I assume Ben's comment 35 was using a recent (ie. containing bug 951806) build? I guess if you squint hard enough this is a regression from bug 850430. The behavior of the progress bar has always been broken (as far as this bug is concerned), the difference is that bug 850430 landed a few database versions, so the upgrade now takes longer to complete. The action here is to land the spinner, unless there's a compelling argument that we need to give the user a very accurate (more than it is today) indication of progress.
Created attachment 8378591 [details] Video of loading call log on last working build. (In reply to Jason Smith [:jsmith] from comment #38) > Can someone clarify what the behavior is on the last working build? When loading the large call log, the progress bar is displayed and fills up gradually until the whole log is loaded. The progress bar and percentage do not stop at 60%, but instead displays the progress at 10% increments. Once it's loaded, the call log is displayed correctly. Attached is a video showing the behavior of the last working build. <Working_LoadingLargeCallLog.mpeg>
I retested this with a medium reference workload on the latest 1.4 build (500 contacts), since the consensus on the bug indicates that using x-heavy is too much. What I found was that I saw the 60% stopping before like what was seen above, but it only lasted for a minute or two. To a user, this does feel a bit annoying with the lack of progress, but it's certainly improvement with the landing the upgrade perf bug.

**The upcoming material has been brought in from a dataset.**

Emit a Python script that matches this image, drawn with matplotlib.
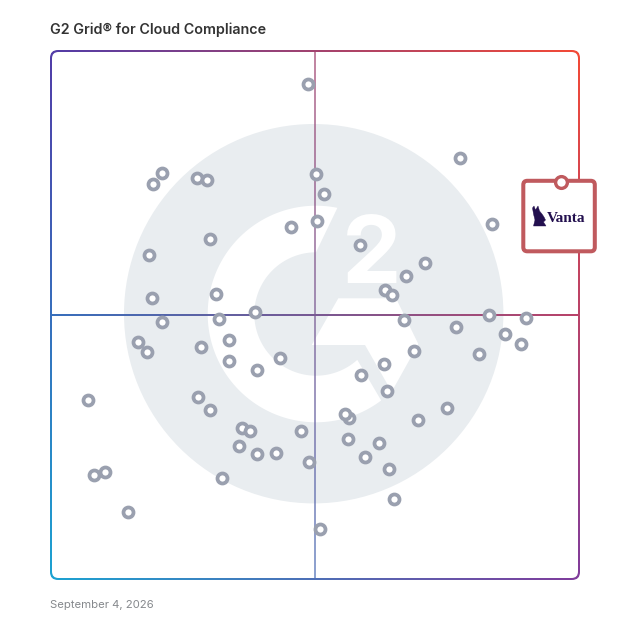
import numpy as np
import matplotlib
matplotlib.use("Agg")
import matplotlib.pyplot as plt
from matplotlib.patches import BoxStyle, Circle, PathPatch, Polygon

# Grid positions (grid is 528 units wide and high)
x_vals = [257, 409, 111, 102, 145.5, 156, 264.7, 273, 441.3, 266, 240.3, 159.3, 308.7,
          97.7, 374.3, 355, 334, 341, 165, 101.3, 204.3, 438, 168.3, 111, 352.7, 404.7,
          474.5, 454.3, 470, 87.3, 96.3, 177.7, 150, 363, 428.3, 178, 229.3, 206, 332.7,
          309.7, 335.7, 37, 146.7, 159.3, 396.3, 297.7, 294, 366.7, 191, 199.3, 250.3,
          297, 328.3, 188.3, 206.3, 225.3, 313.7, 258.3, 338, 43, 54, 171.3, 343, 76.5, 269]
y_vals = [495, 421, 406.3, 395, 401, 399, 405, 385.3, 355.3, 357.7, 352.3, 339.7, 334,
          324.3, 316.3, 303, 289.3, 283.7, 284.7, 281, 267.3, 264.3, 259.7, 257, 259, 252,
          261, 245, 235, 237.3, 226.7, 239.3, 231.7, 228, 225.3, 218, 220.7, 209, 214.7,
          204.3, 188, 179, 182, 168.7, 170.7, 161.3, 165, 158.7, 150.7, 147.7, 148.3,
          139.7, 136.3, 132.7, 125, 125.7, 122.3, 117.3, 110, 104, 107, 101, 79.7, 67, 50]
vanta_x = 509.7
vanta_y = 396.7

title = "G2 Grid® for Cloud Compliance"
date_label = "September 4, 2026"

SIZE = 628
LEFT = 51
TOP = 51
GRID = 528
MID = GRID / 2

plt.rcParams['font.family'] = ['Inter', 'DejaVu Sans']

fig = plt.figure(figsize=(6.28, 6.28), dpi=100, facecolor='white')
ax = fig.add_axes([LEFT / SIZE, (SIZE - LEFT - GRID) / SIZE, GRID / SIZE, GRID / SIZE])
ax.axis('off')


def px(x, y):
    # picture pixels to grid units, for the logo shapes
    return x - LEFT, LEFT + GRID - y


def rounded(x0, y0, x1, y1, r):
    return BoxStyle("Round", pad=0, rounding_size=r)(x0, y0, x1 - x0, y1 - y0, 1)


# gradient used by frame and cross lines: corner colours mixed over the square
top_left = np.array([0x52, 0x3c, 0xa8]) / 255
top_right = np.array([0xf4, 0x4a, 0x36]) / 255
bottom_left = np.array([0x1c, 0xa3, 0xd2]) / 255
bottom_right = np.array([0x80, 0x3c, 0x9c]) / 255
u, v = np.meshgrid(np.linspace(0, 1, 256), np.linspace(0, 1, 256))
u = u[..., None]
v = v[..., None]
grad = (1 - v) * ((1 - u) * top_left + u * top_right) + v * ((1 - u) * bottom_left + u * bottom_right)


def gradient_clipped(path, z, alpha=1.0):
    im = ax.imshow(grad, extent=(-2, GRID + 2, -2, GRID + 2), origin='upper',
                   aspect='auto', zorder=z, alpha=alpha)
    holder = PathPatch(path, transform=ax.transData, fc='none', ec='none', clip_on=False)
    ax.add_patch(holder)
    # image would be cut at the axes box otherwise, and the frame sits on that edge
    im.set_clip_box(fig.bbox)
    im.set_clip_path(holder)
    return im


# frame: gradient rounded box with a white one on top
gradient_clipped(rounded(-1, -1, GRID + 1, GRID + 1, 8), 1)
ax.add_patch(PathPatch(rounded(1, 1, GRID - 1, GRID - 1, 6.5), fc='white', ec='none', zorder=2, clip_on=False))

# G2 watermark
logo_grey = '#e9edf0'
ax.add_patch(Circle((262.7, 265.3), 189.7, fc=logo_grey, ec='none', zorder=3))
t_out = np.radians(np.linspace(78.6, 307, 120))
t_in = np.radians(np.linspace(312, 90, 120))
c_pts = np.vstack([
    np.column_stack([MID + 1 + 108.3 * np.cos(t_out), MID + 1 + 108.3 * np.sin(t_out)]),
    np.column_stack([MID + 1 + 61.7 * np.cos(t_in), MID + 1 + 61.7 * np.sin(t_in)]),
])
ax.add_patch(Polygon(c_pts, closed=True, fc='white', ec='none', zorder=4))
chevron = [px(338.3, 298.3), px(396, 298.3), px(418.3, 344), px(391.7, 391.7),
           px(365, 345), px(311.7, 345)]
ax.add_patch(Polygon(chevron, closed=True, fc='white', ec='none', zorder=4))
two_x, two_y = px(372, 283)
ax.text(two_x, two_y, "2", fontsize=68, fontweight='bold', color='white', ha='center', va='baseline', zorder=4)

# cross lines
gradient_clipped(rounded(MID - 1, 0, MID + 1, GRID, 0.01), 5, alpha=0.65)
gradient_clipped(rounded(0, MID - 1, GRID, MID + 1, 0.01), 5.5)
ax.set_xlim(0, GRID)
ax.set_ylim(0, GRID)

# vendor markers
dots = ax.scatter(x_vals, y_vals, s=52, facecolor='white', edgecolor='#9aa0af', linewidth=2.7, zorder=6, clip_on=False)
dots.set_snap(False)

# highlighted vendor card
card_color = '#c05a5e'
x0, y0 = px(523.3, 251.3)
x1, y1 = px(594.8, 180.8)
ax.add_patch(PathPatch(rounded(x0, y0, x1, y1, 4), fc='white', ec=card_color, lw=2.9, zorder=7, clip_on=False))
ring = ax.scatter([vanta_x], [vanta_y], s=72, facecolor='white', edgecolor=card_color, linewidth=2.4, zorder=8, clip_on=False)
ring.set_snap(False)
llama = [px(*p) for p in [(532.5, 208), (534, 206), (535.5, 210), (538, 206), (539.5, 211), (542, 214),
                          (544, 217), (545.5, 220), (543.5, 222), (546, 226), (533.5, 226), (535, 220), (533.5, 214)]]
ax.add_patch(Polygon(llama, closed=True, fc='#23104f', ec='#23104f', lw=0.3, zorder=8, clip_on=False))
vx, vy = px(566.5, 218)
ax.text(vx, vy, "Vanta", fontsize=11, fontweight='bold', family='Liberation Serif', color='#23104f',
        ha='center', va='center', zorder=8, clip_on=False)

fig.text(50 / SIZE, 1 - 29.5 / SIZE, title, fontsize=10.3, fontweight='semibold', color='#333333', va='center', ha='left')
fig.text(50 / SIZE, 1 - 604.5 / SIZE, date_label, fontsize=8.15, color='#85888c', va='center', ha='left')

fig.savefig('out.png', dpi=100)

(In reply to Jason Smith [:jsmith] from comment #41) > I retested this with a medium reference workload on the latest 1.4 build > (500 contacts), since the consensus on the bug indicates that using x-heavy > is too much. What I found was that I saw the 60% stopping before like what > was seen above, but it only lasted for a minute or two. To a user, this does > feel a bit annoying with the lack of progress, but it's certainly > improvement with the landing the upgrade perf bug. On that regard, I'm going call this a dupe of bug 951806. There's a separate bug tracking the implementation work for fixing the UX here.